Banner for the Ladino newspaper “El Tiempo,” published in Istanbul.

Tevye’s daughters in Shalom Aleichem’s Tevye the Dairyman (later adapted for the classic musical and 1964 film Fiddler On The Roof) are meant to represent the three typical fates for Russia’s Jews on the eve of the Bolshevik Revolution. Jews living in the Pale of Settlement (lands demarcated for Jewish settlement from 1791-1917) could choose, like Tsatyl, to marry a tailor, stay in Russia, and presumably die in the shtetl. Alternatively, they could follow Beilke and her husband to America; or, they could move like Hodl to St. Petersburg, join the Bolshevik Revolution, and fight for legal and social emancipation.

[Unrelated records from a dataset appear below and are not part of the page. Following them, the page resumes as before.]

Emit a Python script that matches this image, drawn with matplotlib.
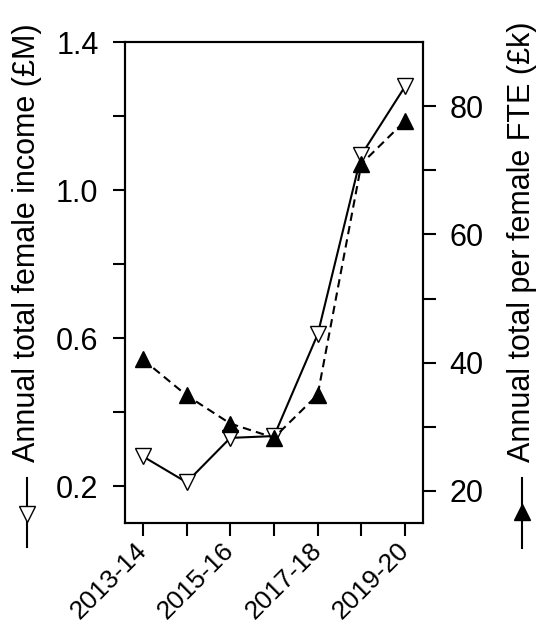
import matplotlib
matplotlib.use("Agg")
import matplotlib.pyplot as plt
from matplotlib.lines import Line2D

plt.rcParams['font.family'] = ['Liberation Sans', 'DejaVu Sans']

# data
years = ['2013-14', '2014-15', '2015-16', '2016-17', '2017-18', '2018-19', '2019-20']
income_m = [0.28, 0.21, 0.33, 0.335, 0.61, 1.095, 1.28]       # £M, left axis
per_fte_k = [40.5, 34.9, 30.5, 28.3, 35.0, 71.0, 77.7]        # £k, right axis
left_ticks = [0.2, 0.4, 0.6, 0.8, 1.0, 1.2, 1.4]
left_labels = ['0.2', '', '0.6', '', '1.0', '', '1.4']
right_ticks = [20, 30, 40, 50, 60, 70, 80]
right_labels = ['20', '', '40', '', '60', '', '80']

W, H = 541, 626
fig = plt.figure(figsize=(W / 100, H / 100), dpi=100)
ax = fig.add_axes([125 / W, 1 - 523 / H, (423 - 125) / W, (523 - 42) / H])
ax2 = ax.twinx()

x = list(range(len(years)))
lw = 1.5
fs = 22
ms = 11

ax.plot(x, income_m, color='black', lw=lw, marker='v', ms=ms,
        markerfacecolor='white', markeredgecolor='black', mew=1, zorder=3)
ax2.plot(x, per_fte_k, color='black', lw=lw, ls=(0, (4, 2.5)), marker='^', ms=ms,
         markerfacecolor='black', markeredgecolor='black', zorder=3)

ax.set_xlim(-0.41, 6.41)
ax.set_ylim(0.1, 1.4)
ax2.set_ylim(15, 90)

ax.set_xticks(x)
ax.set_xticklabels([y if i % 2 == 0 else '' for i, y in enumerate(years)],
                   rotation=45, ha='right', va='center', rotation_mode='anchor', fontsize=19)
ax.set_yticks(left_ticks)
ax.set_yticklabels(left_labels, fontsize=fs)
ax2.set_yticks(right_ticks)
ax2.set_yticklabels(right_labels, fontsize=fs)

for a in (ax, ax2):
    a.tick_params(length=9, width=1.5, pad=10)
    for s in a.spines.values():
        s.set_linewidth(1.5)
ax.tick_params(axis='x', pad=8)

# axis titles with their line-style keys
fig.text(27 / W, 1 - 462 / H, 'Annual total female income (£M)', rotation=90,
         ha='center', va='bottom', fontsize=fs)
fig.add_artist(Line2D([27 / W, 27 / W], [1 - 478 / H, 1 - 547 / H], color='black', lw=lw,
                      transform=fig.transFigure))
fig.add_artist(Line2D([27 / W], [1 - 514 / H], marker='v', ms=ms, markerfacecolor='white',
                      markeredgecolor='black', transform=fig.transFigure))

fig.text(522 / W, 1 - 462 / H, 'Annual total per female FTE (£k)', rotation=90,
         ha='center', va='bottom', fontsize=fs)
fig.add_artist(Line2D([522 / W, 522 / W], [1 - 478 / H, 1 - 548 / H], color='black', lw=lw,
                      transform=fig.transFigure))
fig.add_artist(Line2D([522 / W], [1 - 512 / H], marker='^', ms=ms, markerfacecolor='black',
                      markeredgecolor='black', transform=fig.transFigure))

fig.savefig('out.png', dpi=100, facecolor='white')
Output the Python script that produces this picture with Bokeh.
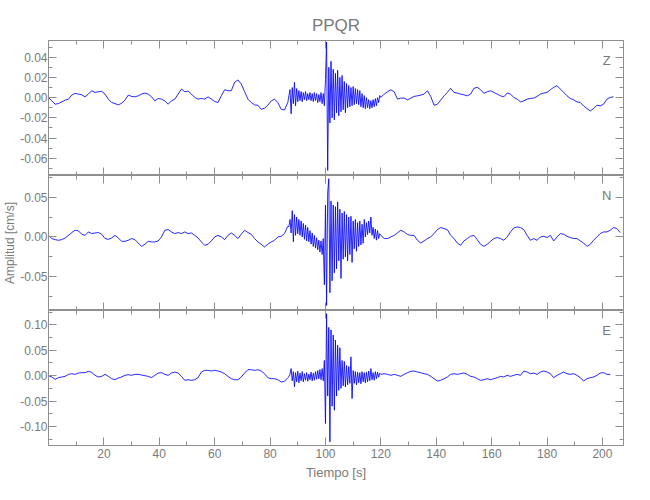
from bokeh.plotting import figure
from bokeh.models import Range1d, FixedTicker, LinearAxis, Label
from bokeh.layouts import column
from bokeh.embed import file_html
from bokeh.resources import INLINE

# ---------------- data ----------------
title_text = "PPQR"
x_title = "Tiempo [s]"
y_title = "Amplitud [cm/s]"
components = ["Z", "N", "E"]

# sample times [s]
t_pre = [0.0, 1.2, 2.4, 3.6, 4.8, 6.0, 7.2, 8.4, 9.6, 10.8, 12.0, 13.2, 14.4, 15.6, 16.8,
         18.0, 19.2, 20.4, 21.6, 22.8, 24.0, 25.2, 26.4, 27.6, 28.8, 30.0, 31.2, 32.4, 33.6,
         34.8, 36.0, 37.2, 38.4, 39.6, 40.8, 42.0, 43.2, 44.4, 45.6, 46.8, 48.0, 49.2, 50.4,
         51.6, 52.8, 54.0, 55.2, 56.4, 57.6, 58.8, 60.0, 61.2, 62.4, 63.6, 64.8, 66.0, 67.2,
         68.4, 69.6, 70.8, 72.0, 73.2, 74.4, 75.6, 76.8, 78.0, 79.2, 80.4, 81.6, 82.8, 84.0,
         85.2, 86.4]
t_burst = [86.8, 87.2, 87.6, 88.0, 88.4, 88.8, 89.2, 89.6, 90.0, 90.4, 90.8, 91.2, 91.6,
           92.0, 92.4, 92.8, 93.2, 93.6, 94.0, 94.4, 94.8, 95.2, 95.6, 96.0, 96.4, 96.8,
           97.2, 97.6, 98.0, 98.4, 98.8, 99.2, 99.6, 100.0, 100.4, 100.8, 101.2, 101.6,
           102.0, 102.4, 102.8, 103.2, 103.6, 104.0, 104.4, 104.8, 105.2, 105.6, 106.0,
           106.4, 106.8, 107.2, 107.6, 108.0, 108.4, 108.8, 109.2, 109.6, 110.0, 110.4,
           110.8, 111.2, 111.6, 112.0, 112.4, 112.8, 113.2, 113.6, 114.0, 114.4, 114.8,
           115.2, 115.6, 116.0, 116.4, 116.8, 117.2, 117.6, 118.0, 118.4, 118.8, 119.2, 119.6]
t_post = [120.0, 121.2, 122.4, 123.6, 124.8, 126.0, 127.2, 128.4, 129.6, 130.8, 132.0,
          133.2, 134.4, 135.6, 136.8, 138.0, 139.2, 140.4, 141.6, 142.8, 144.0, 145.2,
          146.4, 147.6, 148.8, 150.0, 151.2, 152.4, 153.6, 154.8, 156.0, 157.2, 158.4,
          159.6, 160.8, 162.0, 163.2, 164.4, 165.6, 166.8, 168.0, 169.2, 170.4, 171.6,
          172.8, 174.0, 175.2, 176.4, 177.6, 178.8, 180.0, 181.2, 182.4, 183.6, 184.8,
          186.0, 187.2, 188.4, 189.6, 190.8, 192.0, 193.2, 194.4, 195.6, 196.8, 198.0,
          199.2, 200.4, 201.6, 202.8, 204.0, 205.2, 206.4]

# amplitudes in units of 0.001 cm/s
z_pre = [0.0, -3.2, -6.5, -5.8, -4.2, -2.5, -1.5, 2.5, 4.2, 3.5,
         2.8, 0.8, 3.5, 6.8, 5.2, 5.8, 6.2, 3.5, -1.5, -4.8,
         -5.8, -7.2, -5.5, -2.5, 2.5, 1.2, 0.8, 1.8, 3.5, 4.5,
         3.5, 0.8, -3.2, -0.8, -1.5, -3.2, -6.5, -3.2, -1.5, 3.5,
         8.5, 5.8, 6.5, 3.5, 0.2, -1.5, -0.8, -1.5, 0.8, -1.5,
         -3.8, -4.8, 1.8, 7.8, 6.8, 6.8, 15.2, 17.5, 13.5, 5.8,
         -1.5, -4.8, -7.2, -7.5, -11.5, -10.5, -7.5, -3.2, -1.5, -4.8,
         -11.5, -12.2, -4.8]
z_burst = [2, 8, -16, 10, -6, 15, -8, 9, -4, 7,
           -3, 6, -4, 5, -2, 6, -3, 4, -2, 5,
           -3, 4, -4, 5, -3, 4, -5, 3, -4, 5,
           -6, 4, -8, 18, 55, -72, 30, -25, 36, -20,
           28, -22, 24, -15, 27, -18, 20, -14, 22, -12,
           16, -15, 14, -10, 12, -9, 10, -8, 11, -7,
           9, -6, 8, -7, 7, -9, 4, -10, 2, -11,
           0, -10, -2, -11, -3, -10, -2, -9, -1, -8,
           0, -5, 2]
z_post = [0.2, 3.5, 5.8, 7.8, 5.8, -1.5, -0.5, -0.5, -2.2, -0.5,
          1.2, 1.8, 2.5, 3.5, 6.8, 1.2, -7.5, -6.5, -2.5, 1.8,
          5.2, 9.2, 5.2, 4.5, 3.5, 2.8, 1.8, 3.5, 9.2, 10.2,
          7.8, 4.2, 5.8, 6.8, 5.2, 3.5, 1.8, 0.8, 4.5, 3.5,
          0.2, -1.5, -4.2, -3.2, -1.5, -0.8, -0.5, 1.2, 3.5, 4.5,
          5.2, 7.8, 10.2, 11.8, 8.5, 5.2, 1.8, -0.8, -2.2, -4.2,
          -4.8, -8.2, -10.8, -13.2, -10.8, -7.5, -8.2, -6.5, -1.5, 0.2,
          0.8]

n_pre = [2.0, -2.0, -3.4, -4.2, -3.4, -1.3, 2.0, 5.5, 8.4, 7.6,
         3.4, 2.0, 6.3, 4.2, 5.0, 5.5, 3.4, -2.0, -3.0, -1.3,
         2.0, -1.3, -5.5, -5.5, -4.2, -2.0, -3.4, -7.6, -11.8, -9.2,
         -5.5, -6.3, -6.3, -5.0, 0.0, 8.4, 9.2, 6.3, 4.2, 5.5,
         4.2, 6.3, 4.2, 5.0, 2.0, -1.3, -6.3, -10.5, -9.2, -5.0,
         0.0, 2.0, 0.0, -3.4, 2.0, 5.0, 2.0, -2.0, 3.4, 8.4,
         5.5, 3.4, -2.0, -6.3, -9.2, -12.6, -9.2, -6.3, -4.2, 0.0,
         0.8, 4.2, 13.4]
n_burst = [13, 22, 5, 33, -6, 28, 2, 25, 4, 22,
           2, 20, 0, 17, -3, 15, -5, 12, -6, 8,
           -9, 5, -12, 2, -14, -1, -16, -4, -19, -5,
           -22, -2, -60, 40, -86, 55, 73, -70, 45, -55,
           40, -45, 38, -40, 44, -30, 35, -52, 30, -28,
           32, -25, 28, -30, 25, -22, 26, -32, 20, -15,
           22, -18, 18, -12, 20, -10, 16, -8, 22, 0,
           18, 3, 20, 5, 25, 2, 12, -2, 10, -4,
           8, -2, 4]
n_post = [2.0, -2.0, -2.0, 0.0, 2.0, 5.0, 8.4, 6.3, 3.0, 2.0,
          2.0, -4.2, -7.6, -5.0, -2.0, 0.0, 4.2, 9.2, 11.8, 10.5,
          9.2, 2.0, -2.0, -7.6, -10.5, -5.0, -2.0, 0.8, 2.0, -3.4,
          -9.2, -11.8, -9.2, -5.5, -2.0, -0.8, -2.0, -4.2, 0.0, 6.3,
          11.3, 12.6, 11.8, 9.2, 2.0, -4.2, -2.0, -4.2, 0.0, 0.8,
          -0.8, 2.0, -5.0, 0.0, 4.2, 3.4, 0.8, -0.8, -2.0, -2.0,
          -5.0, -7.6, -11.8, -9.2, -4.2, 0.0, 4.2, 6.3, 6.3, 8.4,
          11.8, 10.5, 5.5]

e_pre = [0.0, -2.6, -7.2, -3.9, -2.6, -1.3, 2.6, 3.9, 2.6, 5.2,
         5.9, 5.9, 8.5, 6.6, 0.7, -2.6, -1.3, 2.6, -1.3, -5.9,
         -7.9, -4.6, -2.6, 0.7, 2.0, 0.7, 2.6, 2.6, 1.3, 0.0,
         -1.3, -3.9, 0.7, 5.2, 5.9, 2.6, 0.7, 5.2, 7.2, 5.2,
         -1.3, -9.2, -7.9, -9.2, -7.9, -3.9, 7.2, 10.5, 10.5, 9.2,
         10.5, 9.2, 7.2, 3.9, -1.3, -5.9, -7.9, -7.9, -2.6, 5.2,
         11.8, 11.8, 10.5, 11.8, 9.2, 3.9, -3.9, -5.9, -5.9, -7.9,
         -12.5, -11.2, -3.9]
e_burst = [-2, 3, 14, -10, 8, -22, 6, -12, 9, -14,
           5, -10, 8, -12, 4, -9, 6, -11, 3, -8,
           7, -10, 5, -9, 8, -7, 10, -6, 12, -8,
           14, -10, 30, -94, 122, -40, 95, -130, 90, -60,
           80, -68, 70, -40, 60, -29, 55, -25, 30, -20,
           28, -22, 20, -18, 18, -15, 37, -45, 10, -15,
           8, -18, 7, -14, 6, -16, 8, -12, 6, -14,
           7, -12, 9, -10, 14, -8, 6, -9, 8, -6,
           7, -3, 5]
e_post = [2.6, 3.9, 2.6, 0.7, 2.6, 0.7, -1.3, 2.6, 5.9, 8.5,
          9.2, 7.2, 5.9, 3.9, 2.6, -1.3, -5.9, -10.5, -9.2, -5.9,
          -2.6, 2.6, 3.9, 2.6, 3.9, 5.2, 2.6, -1.3, -2.6, -5.9,
          -9.2, -7.9, -5.9, -7.9, -5.9, -3.9, -1.3, -2.6, 0.7, -1.3,
          0.7, 2.6, 0.7, 9.2, 7.2, 3.9, 5.2, 2.6, 7.2, 9.2,
          7.2, 3.9, -3.9, 0.7, 3.9, 7.2, 3.9, 2.6, 3.9, 0.7,
          -3.9, -10.5, -5.9, -3.9, -2.6, 0.7, 5.2, 5.9, 2.6, 2.6]

# tick positions
x_major_ticks = [20, 40, 60, 80, 100, 120, 140, 160, 180, 200]
x_minor_ticks = [10, 20, 30, 40, 50, 60, 70, 80, 90, 100, 110, 120, 130, 140, 150,
                 160, 170, 180, 190, 200]
z_major_ticks = [-0.06, -0.04, -0.02, 0.0, 0.02, 0.04]
z_minor_ticks = [-0.07, -0.05, -0.03, -0.01, 0.01, 0.03, 0.05]
n_major_ticks = [-0.05, 0.0, 0.05]
n_minor_ticks = [-0.075, -0.025, 0.025, 0.075]
e_major_ticks = [-0.10, -0.05, 0.0, 0.05, 0.10]
e_minor_ticks = [-0.125, -0.075, -0.025, 0.025, 0.075, 0.125]

# axis limits
x_limits = (0.0, 207.6)
z_limits = (-0.077, 0.0565)
n_limits = (-0.0923, 0.0771)
e_limits = (-0.1373, 0.1282)

# ---------------- style ----------------
FONT = "Liberation Sans"
TEXT = "#7a7a7a"
LINE = "#8f8f8f"
TRACE = "#0000ff"
FRAME_W, FRAME_H = 575, 135
LEFT = 48
TOP = 40


def fmt(v):
    s = f"{v:.2f}"
    if s == "-0.00":
        s = "0.00"
    return s


def style_axis(ax, labelled):
    ax.major_tick_in = 8
    ax.major_tick_out = 0
    ax.minor_tick_in = 4
    ax.minor_tick_out = 0
    ax.axis_line_color = LINE
    ax.major_tick_line_color = LINE
    ax.minor_tick_line_color = LINE
    if labelled:
        ax.major_label_text_font = FONT
        ax.major_label_text_font_size = "12px"
        ax.major_label_text_color = TEXT
        ax.major_label_standoff = 1
    else:
        ax.major_label_text_font_size = "0px"
        ax.major_label_standoff = 0
        ax.major_label_text_alpha = 0


def build(idx, name, pre, burst, post, limits, major, minor):
    first = idx == 0
    last = idx == 2
    p = figure(frame_width=FRAME_W, frame_height=FRAME_H,
               x_range=Range1d(*x_limits), y_range=Range1d(*limits),
               x_axis_type=None, y_axis_type=None,
               output_backend="svg", toolbar_location=None,
               min_border_left=LEFT, min_border_right=10,
               min_border_top=TOP if first else 0, min_border_bottom=0,
               title=title_text if first else None)
    p.outline_line_color = LINE
    p.background_fill_color = "white"
    p.border_fill_color = "white"
    if first:
        p.title.align = "center"
        p.title.text_font = FONT
        p.title.text_font_size = "17px"
        p.title.text_font_style = "normal"
        p.title.text_color = TEXT
        p.title.standoff = 12

    left = LinearAxis(ticker=FixedTicker(ticks=major, minor_ticks=minor),
                      major_label_overrides={v: fmt(v) for v in major})
    style_axis(left, True)
    if idx == 1:
        left.axis_label = y_title
        left.axis_label_text_font = FONT
        left.axis_label_text_font_size = "12px"
        left.axis_label_text_font_style = "normal"
        left.axis_label_text_color = TEXT
        left.axis_label_standoff = 0
    p.add_layout(left, "left")
    right = LinearAxis(ticker=FixedTicker(ticks=major, minor_ticks=minor))
    style_axis(right, False)
    p.add_layout(right, "right")

    top = LinearAxis(ticker=FixedTicker(ticks=x_major_ticks, minor_ticks=x_minor_ticks))
    style_axis(top, False)
    p.add_layout(top, "above")
    bottom = LinearAxis(ticker=FixedTicker(ticks=x_major_ticks, minor_ticks=x_minor_ticks))
    style_axis(bottom, last)
    if last:
        bottom.major_label_standoff = 3
        bottom.axis_label = x_title
        bottom.axis_label_text_font = FONT
        bottom.axis_label_text_font_size = "13px"
        bottom.axis_label_text_font_style = "normal"
        bottom.axis_label_text_color = TEXT
        bottom.axis_label_standoff = 4
    p.add_layout(bottom, "below")

    t = t_pre + t_burst + t_post[:len(post)]
    v = [a * 0.001 for a in pre + burst + post]
    p.line(x=t, y=v, line_color=TRACE, line_width=1, line_alpha=0.85)

    lo, hi = limits
    p.add_layout(Label(x=201.5, y=hi - (hi - lo) * 0.15, text=name,
                       text_align="center", text_baseline="middle",
                       text_font=FONT, text_font_size="13px", text_color=TEXT))
    return p


p1 = build(0, components[0], z_pre, z_burst, z_post, z_limits, z_major_ticks, z_minor_ticks)
p2 = build(1, components[1], n_pre, n_burst, n_post, n_limits, n_major_ticks, n_minor_ticks)
p3 = build(2, components[2], e_pre, e_burst, e_post, e_limits, e_major_ticks, e_minor_ticks)

layout = column(p1, p2, p3, spacing=0)
open("out.html", "w").write(file_html(layout, INLINE, title=title_text))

Both Shalom Aleichem and renowned scholar of Russian and Jewish history Yuri Slezkine both fail to include a fourth option in this typography of Russian Jewry: those hopeful Jews that left in the First and Second Aliyah (waves of immigration) for Palestine via the Ottoman Empire. While the story of the early pioneers in the Yishuv is well told, I wonder what became of those Jews who never made it to the Jewish homeland. What are the stories of the Russian Jewish émigrés who instead settled in the métropole, Istanbul, or the Aegean port of Izmir, or even what David Ben-Gurion called the Jerusalem of the Balkans: Salonica?

My dissertation examines this very community, and pays particular attention to their representations in the Ladino press. For the upcoming Jewish Studies Spring Research Symposium on May 2, I will be presenting a version of a dissertation chapter, which offers a historical context for these Russian émigrés as well as a taste of the kinds of representations they received in the Ladino press. From my initial research, several typographies of the Ashkenazim emerge, including the enlightened Maskil (a Jewish enlightened figure from the Haskalah), the persecuted Jewish pogrom victim, the revolutionary, and the Zionist figure, and likely many more. This is an unusual approach for a dissertation in Jewish Studies because it merges two Jewish communities, Ashkenazi and Sephardi, that are usually studied separately. My project is unique in considering the permeability between the two communities and their historical narratives in the twentieth century.

I am interested in how various Jewish historical actors (in particular, the intelligentsia) mobilized these typographies and for what means. How did Sephardi Jews respond to the influx of “los Rusos” (the name they gave the Russian émigrés in the Ladino press) and what kind of community did they create in the Ottoman Empire? Were the historical fates of Sephardi and Ashkenazi Jews as disparate as the historiography thus far has made them seem? Ultimately I do not seek to engage in comparative history, but transnational history.

How I came upon this project is a testament to the support and encouragement that I have had through the faculty and staff at the Stroum Center for Jewish Studies. While those of you who have followed my tenure as a graduate student might remember a project originally more focused on Soviet Jewry, I have made a significant change in direction. The attentiveness of Professors Noam Pianko and Devin Naar identified my unique language skills in Russian, Arabic, Spanish and Hebrew (which Prof. Naar encouraged me to apply to the study of Ladino); they also helped me locate a gap in the scholarly literature that I was particularly well-positioned to address. The Jewish Studies Graduate Fellowship, and Coordinator Dr. Hannah Pressman, encouraged me to pursue the topic, allowing me the invaluable advice, comradery, and support from a real graduate and faculty intellectual community.

This year, the UW is hosting Schusterman Visiting Israeli Professor and Ladino expert Prof. David Bunis, and I have been working with him through independent studies to indeed transform my skills in Spanish and Hebrew into actually learning Ladino. I am very grateful for the direction and encouragement of so many members of the SCJS family for making this dissertation a reality, and I look forward to sharing my findings with the Seattle community in May.